What has happened to NFL goal-line rushing? Where are all the muscle clubs? I mean, the manpower is there, the bulk and size and inertia. Good lord, it's there. That Eagles offensive wall, which flamed out against New York, goes about 6-4, 310 per man. Pittsburgh's O-line averages 6-4, 322. So why can't these teams drive it in with any kind of authority anymore?

The probable story is they don't like to practice the grimy work during the week. Don't squeeze the Charmin, boys. Goal-line drills? You mean, beating ourselves up with hand-to-hand combat all week? Ha! Why worry about it? We'll work on the fancy stuff, pass blocking, throwing it in from the 15 … or the 25 … or the 30.

"I agree they don't work on this during the week," says former Redskins OT Joe Jacoby, part of Gibbs' Heavy Jumbo gang. "Teams are handcuffed by roster limits and salary caps, so they can't afford anyone getting hurt. Meanwhile, the college game has eroded to spreading them out and throwing it all over the place. This leads to less practice time on refining run-blocking skills and working more on finesse pass-blocking skills.

"Any run blocking is really more influence blocking — 'no hands in the dirt.' They are just putting those big bodies in the way, with no emphasis of drive blocking them off the line of scrimmage. Oh, I could go on and on about this."

And now take a look at this observation, from a person also once very familiar with the intricacies of offensive-line play and the in-close running game.

"The first thing I noticed was that the poor backs were getting killed," our mystery guest explains. "The linemen just use too many finesse techniques, not enough root-'em-out. They can't bend their knees. The worst thing pro football did for the offensive linemen was to let 'em use their hands so much. It erodes their blocking skills.

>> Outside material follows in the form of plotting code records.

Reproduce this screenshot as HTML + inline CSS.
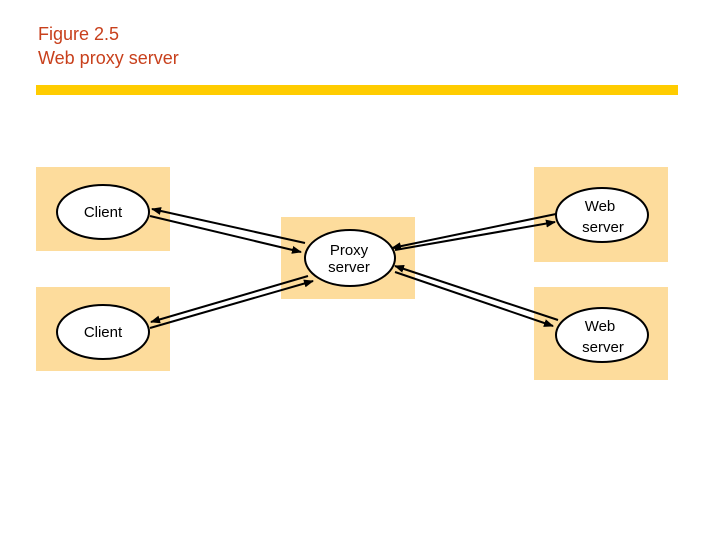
<!DOCTYPE html>
<html><head><style>
body{margin:0;width:720px;height:540px;background:#fff;overflow:hidden;position:relative;font-family:"Liberation Sans",sans-serif}
.t{position:absolute;left:38px;top:22px;color:#c8401c;font-size:18px;line-height:24px}
.bar{position:absolute;left:36px;top:85px;width:642px;height:10px;background:#ffcc00}
</style></head><body>
<div class="t">Figure 2.5<br>Web proxy server</div>
<div class="bar"></div>
<svg width="720" height="540" style="position:absolute;left:0;top:0">
<defs><marker id="a" markerWidth="10" markerHeight="8" refX="9" refY="4" orient="auto" markerUnits="userSpaceOnUse"><path d="M0,0 L10,4 L0,8 z" fill="#000"/></marker></defs>
<g fill="#fddc9c">
<rect x="36" y="167" width="134" height="84"/>
<rect x="36" y="287" width="134" height="84"/>
<rect x="281" y="217" width="134" height="82"/>
<rect x="534" y="167" width="134" height="95"/>
<rect x="534" y="287" width="134" height="93"/>
</g>
<g fill="#fff" stroke="#000" stroke-width="2">
<ellipse cx="103" cy="212" rx="46" ry="27"/>
<ellipse cx="103" cy="332" rx="46" ry="27"/>
<ellipse cx="350" cy="258" rx="45" ry="28"/>
<ellipse cx="602" cy="215" rx="46" ry="27"/>
<ellipse cx="602" cy="335" rx="46" ry="27"/>
</g>
<g stroke="#000" stroke-width="2" marker-end="url(#a)">
<line x1="150" y1="216" x2="301" y2="252"/>
<line x1="305" y1="243" x2="152" y2="209"/>
<line x1="308" y1="276" x2="151" y2="322"/>
<line x1="150" y1="328" x2="313" y2="281"/>
<line x1="556" y1="214" x2="392" y2="248"/>
<line x1="395" y1="250" x2="555" y2="222"/>
<line x1="558" y1="320" x2="395" y2="266"/>
<line x1="395" y1="272" x2="553" y2="326"/>
</g>
<g font-family="Liberation Sans, sans-serif" font-size="15" fill="#000" text-anchor="middle">
<text x="103" y="217">Client</text>
<text x="103" y="337">Client</text>
<text x="349" y="255">Proxy</text>
<text x="349" y="272">server</text>
<text x="600" y="211">Web</text>
<text x="603" y="232">server</text>
<text x="600" y="331">Web</text>
<text x="603" y="352">server</text>
</g>
</svg>
</body></html>
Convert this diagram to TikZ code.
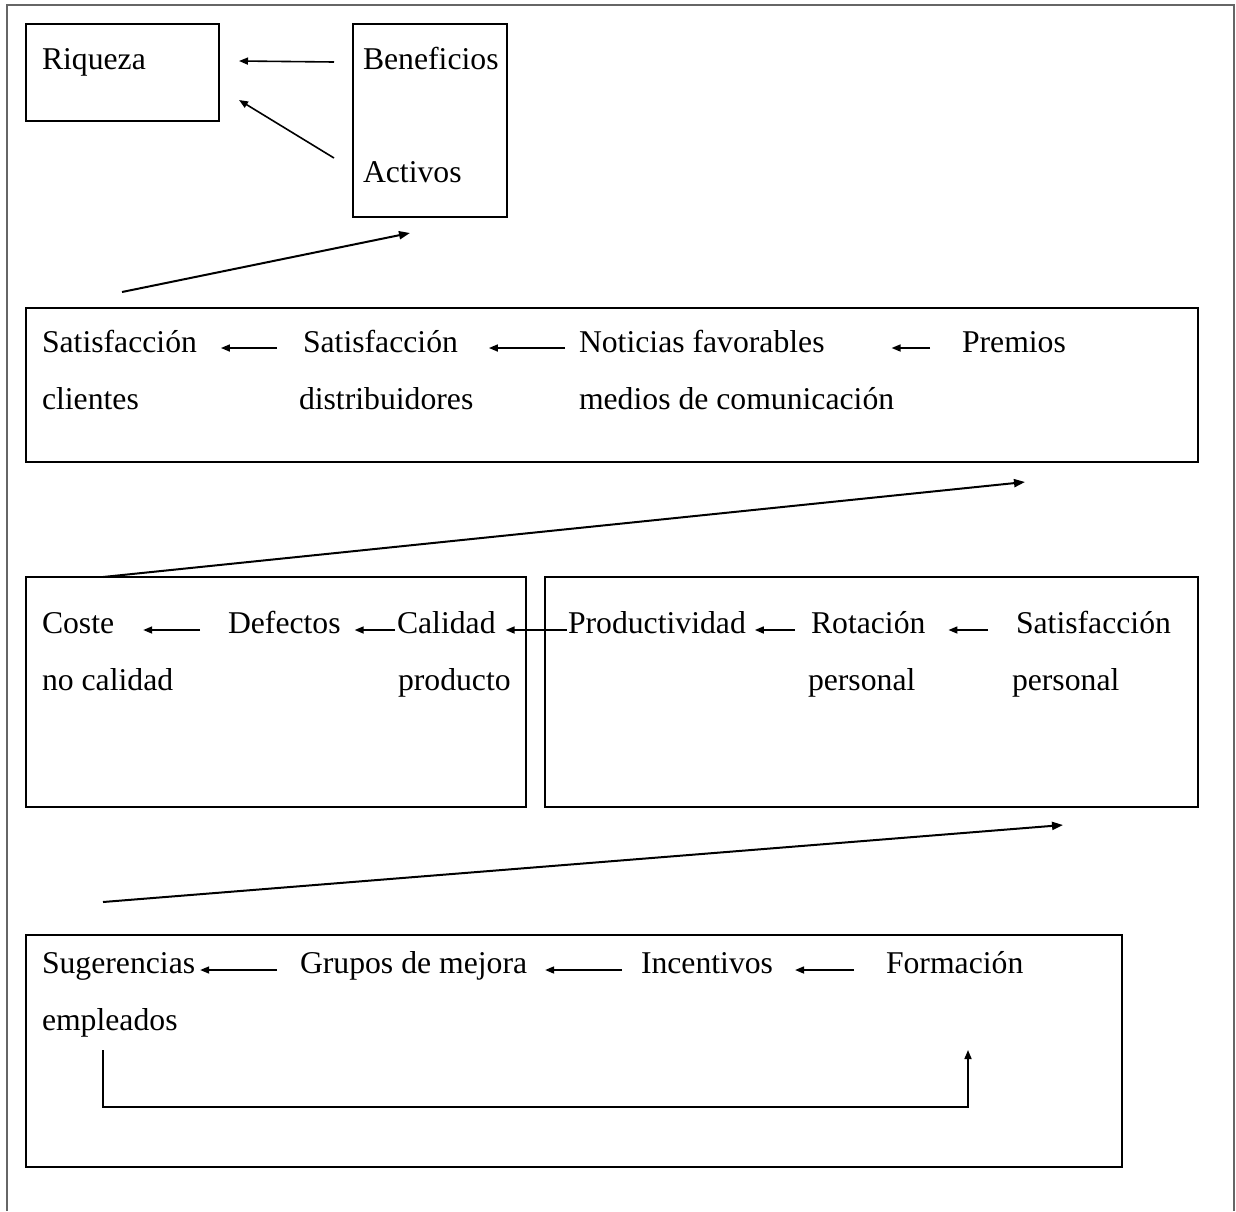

"If you're a big belly-bumper, 290 pounds, you can get by pushing people out of there. It's a pushing contest … a lot of linemen are coming into pro ball with very little conception of what the shoulder block is all about … they're so used to using their hands and pass blocking that they've forgotten almost all their drive-blocking skills."

See anything odd about that quote? The reference to "290-pound belly bumpers." Yeah, it's dated all right. The belly bumpers operate around 340 or 350 pounds now.

It was Frank Kush who made those comments, some 30 years ago, just as he was taking over the Baltimore Colts after a pair of terrific decades at Arizona State. This was before Elway and Marino and Jim Kelly and the rest of those 1980s gunners joined the league and NFL running technique really began to erode. Kush's summation, way back then: the pros don't know, or don't care, about the dirty side of run blocking.

Cover up your eyes, coach. It has gotten a whole lot worse.